|Priest Could Face More Abuse Charges
Vatican Offical May Face Extradition
By Deborah Gyapong
Western Catholic Reporter [Canada]
February 8, 2006
A Canadian priest, believed to be the first Vatican official charged with sexual abuse, could face more charges and extradition from Italy if he does not respond to police requests to return.
Msgr. Bernard Prince, 71, was charged last October following a complaint laid in May 2005 by a man who alleged the priest sexually assaulted him 35 years ago when he was 12 years old.
The incident was alleged to have taken place in 1969 during a retreat in Prince's cabin in Wilno, about 130 km west of Ottawa in the Pembroke Diocese, where Prince was ordained in 1963.
"There are other complaints and allegations that have been brought forward by separate people and those are still under investigation," Sgt.
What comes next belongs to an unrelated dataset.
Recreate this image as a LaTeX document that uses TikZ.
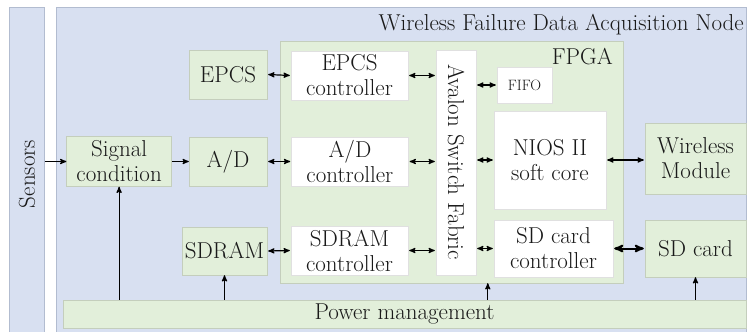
\documentclass[tikz,border=0pt]{standalone}
\usepackage{tikz}
\usetikzlibrary{shapes,arrows,backgrounds,positioning}
\definecolor{fondbleu}{RGB}{216,224,241}
\definecolor{bordbleu}{RGB}{178,188,208}
\definecolor{fondvert}{RGB}{226,239,218}
\definecolor{bordvert}{RGB}{196,206,188}
\tikzset{
  blocnode/.style = {align=center, inner sep=0pt, text centered,
    text=black!90, font=\fontsize{23}{25}\selectfont},
  blc_v/.style = {blocnode, rectangle, draw=bordvert, fill=fondvert},% green block
  blc_w/.style = {blocnode, rectangle, draw=black!12, fill=white},% white block
  blc_b/.style = {blocnode, rectangle, draw=bordbleu, fill=fondbleu},% blue frame
  lien/.style = {<->, line width=1.2pt, shorten <=1pt, shorten >=1pt},% bus link
  alim/.style = {->, line width=1.2pt}% power feed
}

\begin{document}
\begin{tikzpicture}[x=1pt, y=-1pt, >=stealth']
  \useasboundingbox[fill=white] (0,0) rectangle (747,332);
  % frames
  \node [blc_b, rotate=90, minimum width=334pt, minimum height=35pt] (sens) at (27,174) {Sensors};
  \node [blc_b, minimum width=690pt, minimum height=334pt] (wfdn) at (401,174) {};
  \node [blocnode, anchor=east] (ttl) at (744,25) {Wireless Failure Data Acquisition Node};
  \node [blc_v, minimum width=343pt, minimum height=242pt] (fpga) at (451.5,162) {};
  \node [blocnode, anchor=east] (fpgal) at (613,57) {FPGA};
  % outer blocks
  \node [blc_v, minimum width=78pt, minimum height=49pt] (ad) at (228,161.5) {A/D};
  \node [blc_v, minimum width=105pt, minimum height=50pt, left=17pt of ad] (sig) {Signal\\condition};
  \node [blc_v, minimum width=78pt, minimum height=49pt] (epcs) at (228,74.5) {EPCS};
  \node [blc_v, minimum width=85pt, minimum height=48pt] (sdram) at (224.5,251) {SDRAM};
  \node [blc_v, minimum width=101pt, minimum height=71pt] (wm) at (695.5,158.5) {Wireless\\Module};
  \node [blc_v, minimum width=101pt, minimum height=57pt] (sdc) at (695.5,248.5) {SD card};
  \node [blc_v, minimum width=683pt, minimum height=28pt] (pwr) at (404.5,314) {Power management};
  % inside the FPGA
  \node [blc_w, minimum width=117pt, minimum height=49pt] (epcsc) at (349.5,75.5) {EPCS\\controller};
  \node [blc_w, minimum width=117pt, minimum height=49pt, right=24pt of ad] (adc) {A/D\\controller};
  \node [blc_w, minimum width=117pt, minimum height=49pt] (sdramc) at (349.5,250.5) {SDRAM\\controller};
  \node [blc_w, rotate=-90, minimum width=225pt, minimum height=40pt] (ava) at (456,162.5) {Avalon Switch Fabric};
  \node [blc_w, minimum width=55pt, minimum height=36pt, font=\fontsize{15}{17}\selectfont] (fifo) at (524.5,85) {FIFO};
  \node [blc_w, minimum width=112pt, minimum height=98pt] (nios) at (550,160) {NIOS II\\soft core};
  \node [blc_w, minimum width=119pt, minimum height=57pt] (sdcc) at (553.5,248.5) {SD card\\controller};
  % links
  \draw [->, line width=1.2pt] (sens.south |- sig.west) -- (sig.west);
  \draw [->, line width=1.2pt] (sig.east) -- (ad.west);
  \draw [lien] (epcs.east) -- (epcsc.west);
  \draw [lien] (ad.east) -- (adc.west);
  \draw [lien] (sdram.east) -- (sdramc.west);
  \draw [lien] (epcsc.east) -- (epcsc.east -| ava.south);
  \draw [lien] (adc.east) -- (adc.east -| ava.south);
  \draw [lien] (sdramc.east) -- (sdramc.east -| ava.south);
  \draw [lien] (ava.north |- fifo.west) -- (fifo.west);
  \draw [lien] (ava.north |- nios.west) -- (nios.west);
  \draw [lien] (ava.north |- sdcc.west) -- (sdcc.west);
  \draw [lien] (nios.east) -- (nios.east -| wm.west);
  \draw [lien, line width=2pt] (sdcc.east) -- (sdc.west);
  % power
  \draw [alim] (pwr.north -| sig.south) -- (sig.south);
  \draw [alim] (pwr.north -| sdram.south) -- (sdram.south);
  \draw [alim] ([xshift=-6pt]pwr.north -| sdcc.west) -- ([xshift=-6pt]fpga.south -| sdcc.west);
  \draw [alim] (pwr.north -| sdc.south) -- (sdc.south);
\end{tikzpicture}
\end{document}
Kristine Rae-Cholette told CCN in a Feb. 7 phone interview from Ontario Provincial Police (OPP) eastern region headquarters in Smith's Falls.
"The complainants are from different areas throughout Ontario," she said. "Until the investigations on those are done, I can't give a number."
The alleged victim, now in his 50s, approached the Killaloe OPP to report the abuse.
After the investigation, police charged Prince under the 1969 Criminal Code with buggery and indecent assault of a male, according to the Ottawa Citizen.
Despite the long time since the incident allegedly took place, Cholette said it was "not abnormal for the police to investigate historical sexual assaults."
When the Religion New Service (RNS) contacted Prince in the Italian town of Morlupo, 55 km north of Rome, he would not comment on the charges.
"I'm waiting for news from the lawyer," Prince said, according to RNS. "I've heard of no warrant and the lawyer hasn't either."
"I'm aware of (an investigation) going on, but I haven't spoken to anyone laying charges or who claims to be a victim," Father Peter Proulx, who handles sexual assault complaints for the Pembroke Diocese, told the Feb. 2 Ottawa Citizen.
Prince's long career included serving in parishes in Wilno, Pembroke and Arnprior, further education in Rome, and a posting at the apostolic nunciature in Ottawa, where he was serving around the time the alleged abuse took place.
He also worked at the Canadian Conference of Catholic Bishops, and taught at Saint Paul University in Ottawa.
He also served as president of Canada's Canon Law Society and taught for a short time at Notre Dame.
From Saint Paul, he moved to Toronto to become director of Canada's Pontifical Mission Society.
In 1991, Prince left for Rome to join the Roman Curia.
He then became secretary-general of the Pontifical Work for the Propagation of the Faith. In that position he travelled widely, overseeing the funding and promotion of Catholic missionary work. He retired in 2004.
Prince, who was of Polish descent, was known for his close personal relationship to the late Pope John Paul II.